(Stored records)
———
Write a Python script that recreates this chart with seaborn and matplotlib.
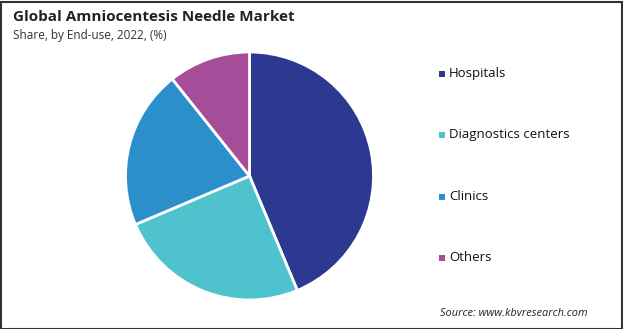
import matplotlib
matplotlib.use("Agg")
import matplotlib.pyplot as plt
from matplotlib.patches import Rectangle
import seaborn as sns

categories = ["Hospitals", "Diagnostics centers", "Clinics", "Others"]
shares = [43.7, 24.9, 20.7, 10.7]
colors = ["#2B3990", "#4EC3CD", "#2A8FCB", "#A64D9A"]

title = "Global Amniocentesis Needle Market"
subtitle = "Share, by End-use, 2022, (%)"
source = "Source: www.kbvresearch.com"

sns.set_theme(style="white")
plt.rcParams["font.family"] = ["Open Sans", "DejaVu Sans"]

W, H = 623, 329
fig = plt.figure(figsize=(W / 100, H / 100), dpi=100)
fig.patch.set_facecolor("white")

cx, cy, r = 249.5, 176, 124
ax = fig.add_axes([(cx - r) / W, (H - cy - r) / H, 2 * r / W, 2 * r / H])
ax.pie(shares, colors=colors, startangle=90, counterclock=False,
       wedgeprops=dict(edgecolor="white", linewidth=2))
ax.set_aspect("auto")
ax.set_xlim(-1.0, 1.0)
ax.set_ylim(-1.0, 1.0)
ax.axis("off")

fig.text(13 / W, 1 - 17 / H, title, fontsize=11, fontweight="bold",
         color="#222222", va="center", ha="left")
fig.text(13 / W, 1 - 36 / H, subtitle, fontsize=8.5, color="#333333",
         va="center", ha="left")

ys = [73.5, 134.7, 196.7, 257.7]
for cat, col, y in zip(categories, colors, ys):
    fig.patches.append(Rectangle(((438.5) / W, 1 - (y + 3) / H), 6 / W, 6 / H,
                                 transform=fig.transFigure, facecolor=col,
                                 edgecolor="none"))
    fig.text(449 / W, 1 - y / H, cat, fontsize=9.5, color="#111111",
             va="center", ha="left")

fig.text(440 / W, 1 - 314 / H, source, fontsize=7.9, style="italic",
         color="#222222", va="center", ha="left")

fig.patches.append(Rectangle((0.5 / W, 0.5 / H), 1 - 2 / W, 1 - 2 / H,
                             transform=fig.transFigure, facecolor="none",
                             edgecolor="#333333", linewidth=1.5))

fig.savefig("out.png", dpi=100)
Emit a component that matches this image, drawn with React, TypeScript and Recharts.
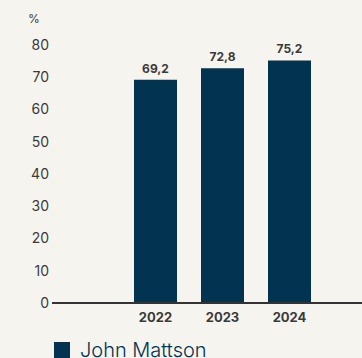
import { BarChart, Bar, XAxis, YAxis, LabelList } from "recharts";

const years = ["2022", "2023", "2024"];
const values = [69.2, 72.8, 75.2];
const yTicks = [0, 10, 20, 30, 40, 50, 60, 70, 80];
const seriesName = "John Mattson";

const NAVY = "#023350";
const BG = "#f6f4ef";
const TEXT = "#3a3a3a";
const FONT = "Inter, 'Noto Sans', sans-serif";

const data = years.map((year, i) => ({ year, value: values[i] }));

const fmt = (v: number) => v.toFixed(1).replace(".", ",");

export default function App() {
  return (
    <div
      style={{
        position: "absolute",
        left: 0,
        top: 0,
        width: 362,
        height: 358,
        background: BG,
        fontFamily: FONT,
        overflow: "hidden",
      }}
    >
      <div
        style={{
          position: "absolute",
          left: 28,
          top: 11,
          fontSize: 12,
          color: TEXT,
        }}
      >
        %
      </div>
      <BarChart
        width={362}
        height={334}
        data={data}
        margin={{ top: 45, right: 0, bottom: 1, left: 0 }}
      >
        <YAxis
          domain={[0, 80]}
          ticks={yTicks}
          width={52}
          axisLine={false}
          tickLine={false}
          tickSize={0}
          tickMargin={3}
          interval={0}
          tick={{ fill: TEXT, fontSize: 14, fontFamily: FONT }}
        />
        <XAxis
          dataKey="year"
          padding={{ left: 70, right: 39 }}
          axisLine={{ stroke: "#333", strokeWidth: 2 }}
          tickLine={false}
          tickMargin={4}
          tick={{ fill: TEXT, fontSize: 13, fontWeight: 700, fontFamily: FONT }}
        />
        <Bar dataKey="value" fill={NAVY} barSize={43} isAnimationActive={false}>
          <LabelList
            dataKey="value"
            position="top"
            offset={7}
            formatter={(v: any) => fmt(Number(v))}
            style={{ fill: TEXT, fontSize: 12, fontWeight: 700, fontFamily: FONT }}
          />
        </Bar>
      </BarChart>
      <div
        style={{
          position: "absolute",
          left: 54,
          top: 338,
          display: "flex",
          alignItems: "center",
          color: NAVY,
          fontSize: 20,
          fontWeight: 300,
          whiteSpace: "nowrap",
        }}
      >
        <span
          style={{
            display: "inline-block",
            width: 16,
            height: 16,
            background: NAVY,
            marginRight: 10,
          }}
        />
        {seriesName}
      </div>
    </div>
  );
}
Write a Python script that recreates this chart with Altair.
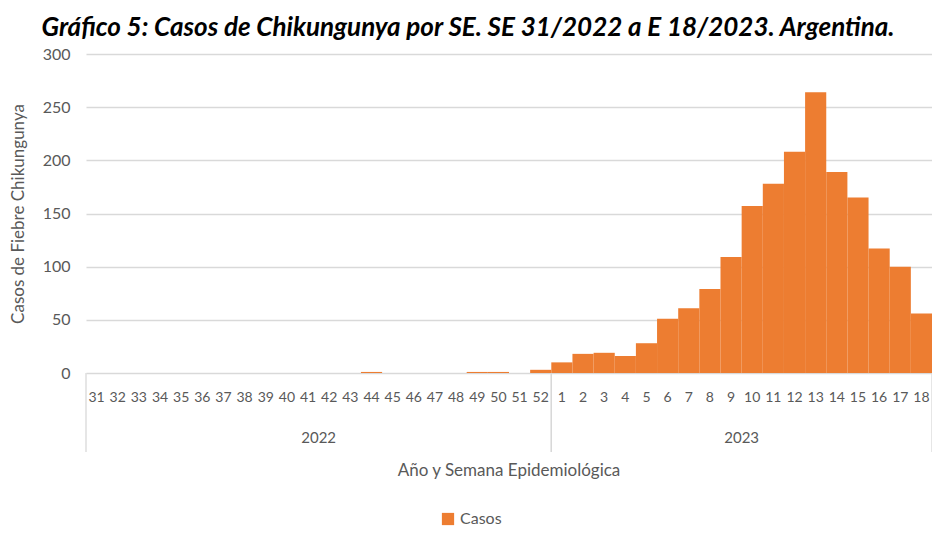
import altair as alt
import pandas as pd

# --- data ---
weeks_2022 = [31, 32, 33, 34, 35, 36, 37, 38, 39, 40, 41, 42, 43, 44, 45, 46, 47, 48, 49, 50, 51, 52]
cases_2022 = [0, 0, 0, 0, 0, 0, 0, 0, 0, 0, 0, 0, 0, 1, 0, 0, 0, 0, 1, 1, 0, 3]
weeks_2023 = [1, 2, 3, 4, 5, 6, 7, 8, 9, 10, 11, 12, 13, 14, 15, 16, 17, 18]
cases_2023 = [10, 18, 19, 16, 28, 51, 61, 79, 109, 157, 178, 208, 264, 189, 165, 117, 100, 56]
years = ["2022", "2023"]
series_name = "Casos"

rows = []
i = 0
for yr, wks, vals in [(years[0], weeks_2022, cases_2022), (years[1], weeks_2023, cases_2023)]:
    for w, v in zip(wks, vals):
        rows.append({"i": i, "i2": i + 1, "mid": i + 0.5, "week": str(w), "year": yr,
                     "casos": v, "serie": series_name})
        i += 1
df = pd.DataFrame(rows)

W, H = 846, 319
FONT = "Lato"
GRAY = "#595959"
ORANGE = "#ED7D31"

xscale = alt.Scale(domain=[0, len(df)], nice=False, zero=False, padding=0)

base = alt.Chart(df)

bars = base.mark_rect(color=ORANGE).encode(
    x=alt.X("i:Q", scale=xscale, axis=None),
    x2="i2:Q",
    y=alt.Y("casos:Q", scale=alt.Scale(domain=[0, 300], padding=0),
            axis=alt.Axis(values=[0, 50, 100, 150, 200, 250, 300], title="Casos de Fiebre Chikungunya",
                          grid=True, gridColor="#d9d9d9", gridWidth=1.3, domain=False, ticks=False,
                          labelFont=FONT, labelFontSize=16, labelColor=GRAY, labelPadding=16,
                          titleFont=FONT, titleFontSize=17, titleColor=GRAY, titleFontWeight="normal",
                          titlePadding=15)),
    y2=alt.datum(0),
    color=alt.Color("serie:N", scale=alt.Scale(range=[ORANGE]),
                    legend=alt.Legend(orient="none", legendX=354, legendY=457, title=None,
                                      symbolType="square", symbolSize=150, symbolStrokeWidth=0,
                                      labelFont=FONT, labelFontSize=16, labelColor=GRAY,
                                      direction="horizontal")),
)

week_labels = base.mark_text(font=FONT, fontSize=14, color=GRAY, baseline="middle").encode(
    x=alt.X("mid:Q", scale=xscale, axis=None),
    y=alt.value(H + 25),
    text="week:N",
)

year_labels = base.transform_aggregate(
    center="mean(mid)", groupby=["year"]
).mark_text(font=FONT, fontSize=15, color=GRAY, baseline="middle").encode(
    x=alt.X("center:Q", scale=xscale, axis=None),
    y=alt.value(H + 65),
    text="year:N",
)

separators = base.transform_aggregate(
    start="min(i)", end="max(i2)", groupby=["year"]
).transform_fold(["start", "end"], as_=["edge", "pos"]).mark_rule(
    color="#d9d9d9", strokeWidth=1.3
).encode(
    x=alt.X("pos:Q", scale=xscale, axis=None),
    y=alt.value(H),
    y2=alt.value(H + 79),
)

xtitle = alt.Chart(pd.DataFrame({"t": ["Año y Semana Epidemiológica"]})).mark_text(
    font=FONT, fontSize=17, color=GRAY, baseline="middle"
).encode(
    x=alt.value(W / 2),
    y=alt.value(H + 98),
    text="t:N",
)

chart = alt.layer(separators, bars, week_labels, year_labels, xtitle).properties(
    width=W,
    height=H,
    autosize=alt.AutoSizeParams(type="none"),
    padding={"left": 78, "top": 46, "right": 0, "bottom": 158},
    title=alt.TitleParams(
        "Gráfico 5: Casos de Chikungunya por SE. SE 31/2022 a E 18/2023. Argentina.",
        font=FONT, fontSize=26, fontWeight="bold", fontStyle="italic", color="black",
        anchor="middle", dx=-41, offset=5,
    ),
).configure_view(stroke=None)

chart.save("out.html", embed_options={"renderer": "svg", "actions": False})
———
### Description of the task
Locate all lines in the listing above with the word "seaborn" and copy them.

### Expected answer
Write a Python script that recreates this chart with seaborn and matplotlib.
import seaborn as sns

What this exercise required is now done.